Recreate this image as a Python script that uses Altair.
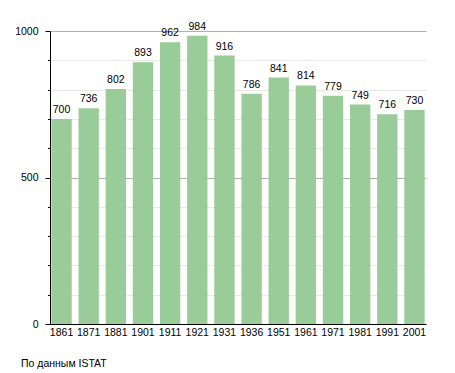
import altair as alt
import pandas as pd

years = ["1861", "1871", "1881", "1901", "1911", "1921", "1931",
         "1936", "1951", "1961", "1971", "1981", "1991", "2001"]
values = [700, 736, 802, 893, 962, 984, 916, 786, 841, 814, 779, 749, 716, 730]
y_ticks = [0, 100, 200, 300, 400, 500, 600, 700, 800, 900, 1000]
caption = "По данным ISTAT"

FONT = "Liberation Sans"

df = pd.DataFrame({"year": years, "value": values})

is_major = "datum.value % 500 === 0"

base = alt.Chart(df).encode(
    x=alt.X("year:N", sort=years, title=None,
            scale=alt.Scale(paddingInner=0.25, paddingOuter=0.05),
            axis=alt.Axis(labelAngle=0, ticks=False, labelPadding=3,
                          domainColor="black", labelColor="black",
                          labelFont=FONT, labelFontSize=10.5)),
    y=alt.Y("value:Q", scale=alt.Scale(domain=[0, 1000], nice=False), title=None,
            axis=alt.Axis(values=y_ticks, grid=True,
                          gridColor={"condition": {"test": is_major, "value": "#b0b0b0"},
                                     "value": "#e8e8e8"},
                          tickSize={"condition": {"test": is_major, "value": 5},
                                    "value": 2.5},
                          labelExpr="datum.value % 500 === 0 ? '' + datum.value : ''",
                          tickColor="black", domainColor="black",
                          labelColor="black", labelFont=FONT,
                          labelFontSize=10.5, labelPadding=7)),
)

bars = base.mark_bar(color="#99cc99")
labels = base.mark_text(baseline="bottom", dy=-4, font=FONT, fontSize=10.5,
                        color="black").encode(text="value:Q")

chart = alt.layer(bars, labels).properties(
    width=376,
    height=293,
    autosize=alt.AutoSizeParams(type="none"),
    padding={"left": 42, "top": 23, "right": 20, "bottom": 45},
    title=alt.TitleParams(caption, orient="bottom", anchor="start", frame="group",
                          dx=-29, offset=21, font=FONT, fontSize=10.5,
                          fontWeight="normal", color="black"),
).configure_view(stroke=None).configure_axis(domainWidth=1)

chart.save("out.html", embed_options={"renderer": "svg", "actions": False})
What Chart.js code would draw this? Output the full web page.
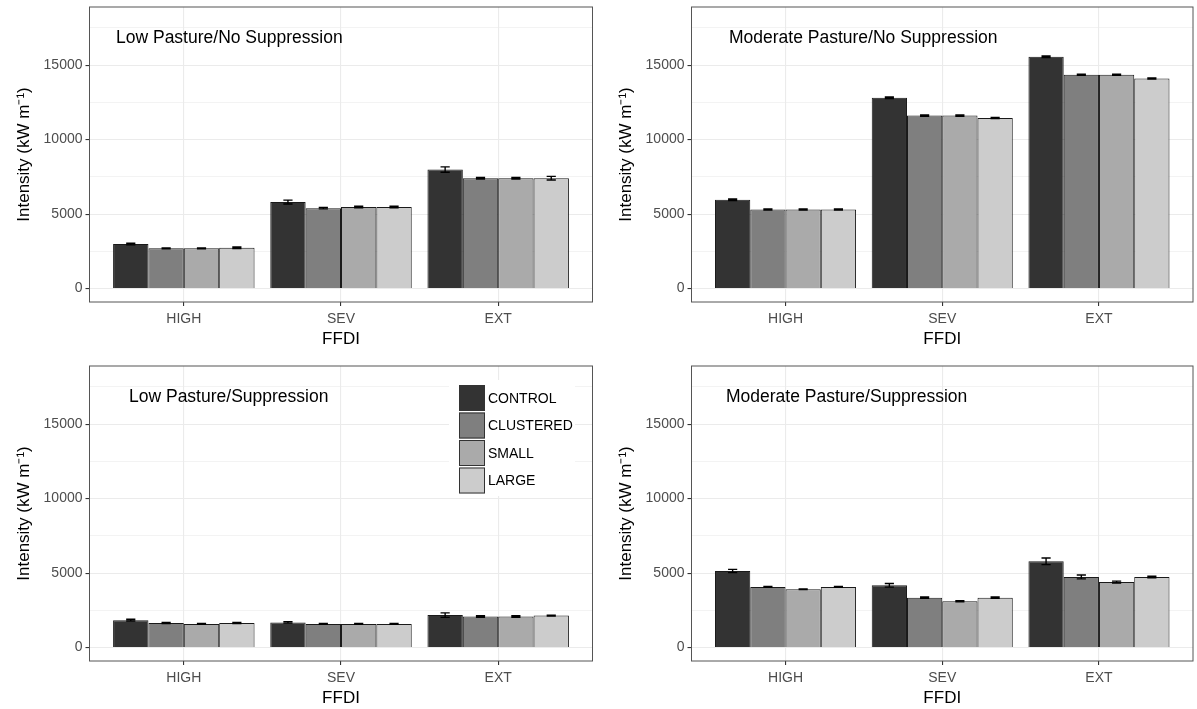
<!DOCTYPE html>
<html>
<head>
<meta charset="utf-8">
<script src="https://cdn.jsdelivr.net/npm/chart.js@4.4.1/dist/chart.umd.min.js"></script>
<style>
  html, body { margin: 0; padding: 0; background: #fff; overflow: hidden; width: 1197px; height: 709px; }
  .panel { position: absolute; }
</style>
</head>
<body>
<div class="panel" style="left:0;top:0;width:600px;height:355px"><canvas id="c0"></canvas></div>
<div class="panel" style="left:602px;top:0;width:595px;height:355px"><canvas id="c1"></canvas></div>
<div class="panel" style="left:0;top:359px;width:600px;height:355px"><canvas id="c2"></canvas></div>
<div class="panel" style="left:602px;top:359px;width:595px;height:355px"><canvas id="c3"></canvas></div>
<script>
var categories = ['HIGH', 'SEV', 'EXT'];
var treatments = ['CONTROL', 'CLUSTERED', 'SMALL', 'LARGE'];
var panelTitles = ['Low Pasture/No Suppression', 'Moderate Pasture/No Suppression',
                   'Low Pasture/Suppression', 'Moderate Pasture/Suppression'];

// mean intensity, one row per treatment, one value per FFDI class
var lowNoSupp = [[2990, 5810, 7990], [2700, 5400, 7410], [2700, 5480, 7410], [2740, 5480, 7410]];
var modNoSupp = [[5960, 12810, 15560], [5310, 11610, 14350], [5310, 11610, 14350], [5310, 11450, 14100]];
var lowSupp   = [[1840, 1690, 2180], [1650, 1590, 2090], [1590, 1590, 2090], [1650, 1590, 2150]];
var modSupp   = [[5140, 4180, 5790], [4070, 3350, 4740], [3910, 3110, 4400], [4070, 3350, 4740]];

// standard errors, same layout
var lowNoSuppErr = [[55, 130, 180], [30, 50, 50], [30, 50, 50], [50, 50, 120]];
var modNoSuppErr = [[50, 50, 50], [40, 40, 40], [40, 40, 40], [40, 30, 40]];
var lowSuppErr   = [[60, 50, 150], [30, 30, 50], [30, 30, 50], [30, 30, 30]];
var modSuppErr   = [[110, 120, 220], [30, 50, 130], [20, 40, 60], [30, 50, 50]];

var yTickValues = [0, 2500, 5000, 7500, 10000, 12500, 15000, 17500];

var fills = ['#333333', '#7f7f7f', '#aaaaaa', '#cccccc'];
var FONT = '"Liberation Sans", Arial, sans-serif';
Chart.defaults.font.family = FONT;
Chart.defaults.animation = false;

var errorBars = {
  id: 'errorBars',
  afterDatasetsDraw: function (chart) {
    var ctx = chart.ctx, y = chart.scales.y;
    var errs = chart.options.plugins.errorBars.errs;
    ctx.save();
    ctx.strokeStyle = '#000';
    ctx.lineWidth = 1.4;
    chart.data.datasets.forEach(function (ds, i) {
      chart.getDatasetMeta(i).data.forEach(function (bar, j) {
        var v = ds.data[j].y, e = errs[i][j];
        var top = y.getPixelForValue(v + e), bot = y.getPixelForValue(v - e);
        var hw = bar.width * 0.13;
        ctx.beginPath();
        ctx.moveTo(bar.x, top); ctx.lineTo(bar.x, bot);
        ctx.moveTo(bar.x - hw, top); ctx.lineTo(bar.x + hw, top);
        ctx.moveTo(bar.x - hw, bot); ctx.lineTo(bar.x + hw, bot);
        ctx.stroke();
      });
    });
    ctx.restore();
  }
};

var frameAndTitle = {
  id: 'frameAndTitle',
  afterDraw: function (chart) {
    var ctx = chart.ctx, a = chart.chartArea;
    var o = chart.options.plugins.frameAndTitle;
    ctx.save();
    ctx.strokeStyle = '#555';
    ctx.lineWidth = 1;
    ctx.strokeRect(a.left, a.top, a.right - a.left, a.bottom - a.top);
    ctx.fillStyle = '#000';
    ctx.font = '17.5px ' + FONT;
    ctx.textBaseline = 'middle';
    ctx.fillText(o.text, a.left + o.dx, a.top + 31);
    ctx.restore();
  }
};

var boxLegend = {
  id: 'boxLegend',
  afterDraw: function (chart) {
    if (!chart.options.plugins.boxLegend.show) return;
    var ctx = chart.ctx, a = chart.chartArea;
    var x0 = a.right - 133.5, y0 = a.top + 19;
    ctx.save();
    ctx.fillStyle = '#fff';
    ctx.fillRect(x0 - 10, y0 - 5, 126, 116);
    ctx.font = '14px ' + FONT;
    ctx.textBaseline = 'middle';
    chart.data.datasets.forEach(function (ds, i) {
      var by = y0 + i * 27.5;
      ctx.fillStyle = ds.backgroundColor;
      ctx.fillRect(x0, by, 26, 26);
      ctx.strokeStyle = '#333';
      ctx.lineWidth = 1;
      ctx.strokeRect(x0 + 0.5, by + 0.5, 25, 25);
      ctx.fillStyle = '#000';
      ctx.fillText(ds.label, x0 + 29, by + 14);
    });
    ctx.restore();
  }
};

function makePanel(id, title, titleDx, means, errs, padRight, legend) {
  var datasets = treatments.map(function (t, i) {
    return {
      label: t,
      data: means[i].map(function (v, j) { return { x: j + 1, y: v }; }),
      backgroundColor: fills[i],
      borderColor: '#1a1a1a',
      borderWidth: 1,
      categoryPercentage: 0.9,
      barPercentage: 1.0
    };
  });
  return new Chart(document.getElementById(id), {
    type: 'bar',
    data: { datasets: datasets },
    plugins: [errorBars, frameAndTitle, boxLegend],
    options: {
      responsive: true,
      maintainAspectRatio: false,
      layout: { padding: { top: 7, right: padRight, left: 0, bottom: 0 } },
      plugins: {
        legend: { display: false },
        tooltip: { enabled: false },
        errorBars: { errs: errs },
        frameAndTitle: { text: title, dx: titleDx },
        boxLegend: { show: legend }
      },
      scales: {
        x: {
          type: 'linear', min: 0.4, max: 3.6, offset: false,
          afterBuildTicks: function (s) {
            s.ticks = categories.map(function (c, i) { return { value: i + 1 }; });
          },
          afterFit: function (s) { s.height = 53; s.paddingLeft = 0; s.paddingRight = 0; },
          grid: { offset: false, color: '#ebebeb', lineWidth: 1.1, tickColor: '#333', tickLength: 4 },
          border: { display: false },
          ticks: {
            autoSkip: false, maxRotation: 0, padding: 5,
            color: '#4d4d4d', font: { size: 14 },
            callback: function (v) { return categories[v - 1]; }
          },
          title: { display: true, text: 'FFDI', color: '#000', font: { size: 17 }, padding: { top: 0, bottom: 5 } }
        },
        y: {
          type: 'linear', min: -900, max: 18900,
          afterBuildTicks: function (s) {
            s.ticks = yTickValues.map(function (v) { return { value: v }; });
          },
          afterFit: function (s) { s.width = 89.5; s.paddingTop = 0; s.paddingBottom = 0; },
          grid: {
            color: '#ebebeb',
            lineWidth: function (c) { return c.tick && c.tick.value % 5000 === 0 ? 1.1 : 0.6; },
            tickColor: function (c) { return c.tick && c.tick.value % 5000 === 0 ? '#333' : 'rgba(0,0,0,0)'; },
            tickLength: 4
          },
          border: { display: false },
          ticks: {
            autoSkip: false, padding: 3,
            color: '#4d4d4d', font: { size: 14 },
            callback: function (v) { return v % 5000 === 0 ? String(v) : ''; }
          },
          title: { display: true, text: 'Intensity (kW m\u207B\u00B9)', color: '#000', font: { size: 17 }, padding: { top: 14, bottom: 0 } }
        }
      }
    }
  });
}

makePanel('c0', panelTitles[0], 26.5, lowNoSupp, lowNoSuppErr, 7.5, false);
makePanel('c1', panelTitles[1], 37.5, modNoSupp, modNoSuppErr, 4, false);
makePanel('c2', panelTitles[2], 39.5, lowSupp, lowSuppErr, 7.5, true);
makePanel('c3', panelTitles[3], 34.5, modSupp, modSuppErr, 4, false);
</script>
</body>
</html>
+++
REQUIRED TASK >> Take the material above from its first line through the line holding "import pandas as pd" and set it down exactly, without the pictures.

TASK RESULT >>
Recreate this image as a Python script that uses Altair.
import altair as alt
import pandas as pd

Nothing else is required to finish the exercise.